Almost all (99 per cent) of the hedge fund executives questioned in Beacon’s study in the US, UK, Germany, Switzerland, France, Italy, Sweden, Norway, and Asia say their fund will increase spending on risk management over the next two years.
More than half (56 per cent) of the executives, whose funds are responsible for a collective USD901 billion assets under management, say spending on risk management will rise by 20 per cent or more, the study by Beacon, the open and cross-asset portfolio analytics and risk management platform for hedge funds, found.
The majority are concerned about their ability to navigate regulatory challenges – around 56 per cent say that will become harder over the next three years although 39 per cent expect the pressure to ease. C-level executives were almost twice as likely to think that regulatory challenges would become harder (73 per cent) than their Investment Analyst or Portfolio Management colleagues (38 per cent).
Transparency was identified as a major issue in the study – around 90 per cent questioned admit transparency provided to clients and investors has to improve with 23 per cent saying it has to improve dramatically.
Regulators are seen as the main drivers behind greater data transparency although industry trade bodies and hedge funds themselves are also pushing for increased transparency.
The research found hedge funds are generally happy with their risk management systems but identified some areas of concern. Around a third (33 per cent) said their fund’s systems were only average for latency – the ability to get complex calculations within an acceptable time frame – and 30 per cent said it was only average for accuracy (the ability to mark to market and use industry standard models for all products) with 5 per cent saying its was poor.
Around a fifth (22 per cent) said their systems were only average for transparency, with 6 per cent saying it was poor or very poor. More than a quarter (26 per cent) said their systems were average for flexibility, with 2 per cent saying it was poor. More than four out of five (82 per cent) who rate their system as poor plan to replace it in the next 12 months, while 65 per cent will use more systems to compensate for their system’s weakness.
Investment in systems has paid off for funds doing it – around 55 per cent who say visibility of risk at their fund has improved over the past two years attribute that to greater investment in technology, while 47 per cent attribute improvements to greater use of specialised third parties.
Asset Tarabayev, Chief Product Officer at Beacon Platform Inc says: “As regulatory challenges increase and clients demand greater transparency, our research shows that hedge funds are gearing up to respond to these concerns.

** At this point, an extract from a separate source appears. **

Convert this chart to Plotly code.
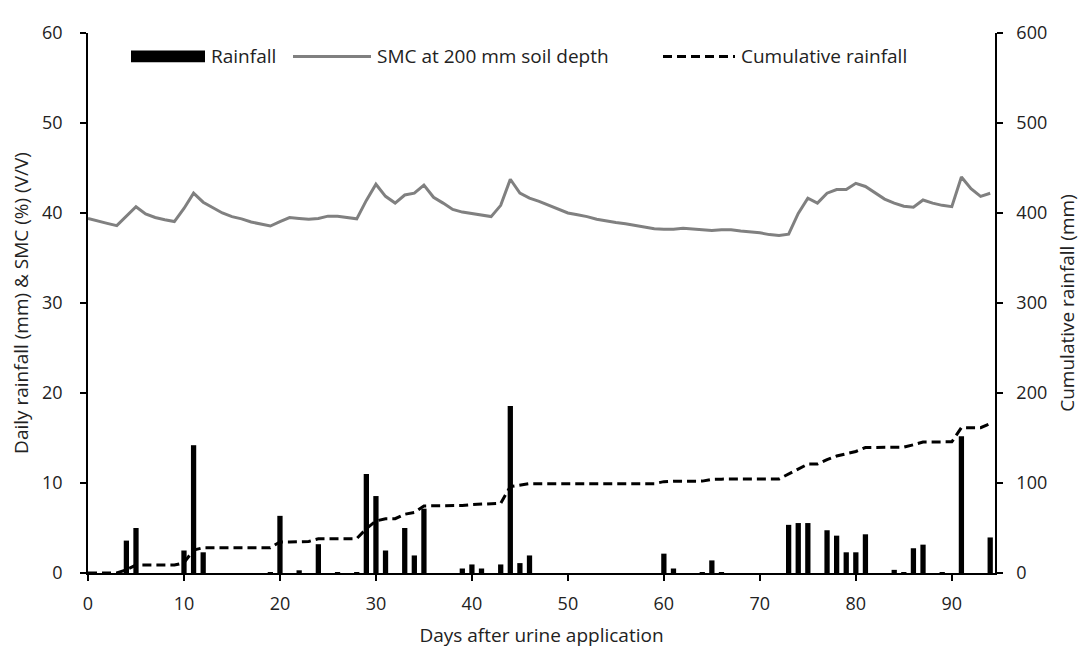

Spending is expected to grow across the sector as funds look to leverage the advanced reporting features of modern risk management and portfolio analysis systems to improve transparency for investors and regulators alike. Technology-leading funds are already benefiting from these advanced technical capabilities, increasing the transparency of analytic models, accelerating their time to compliance, and delivering real-time views of risk limits and exposures.”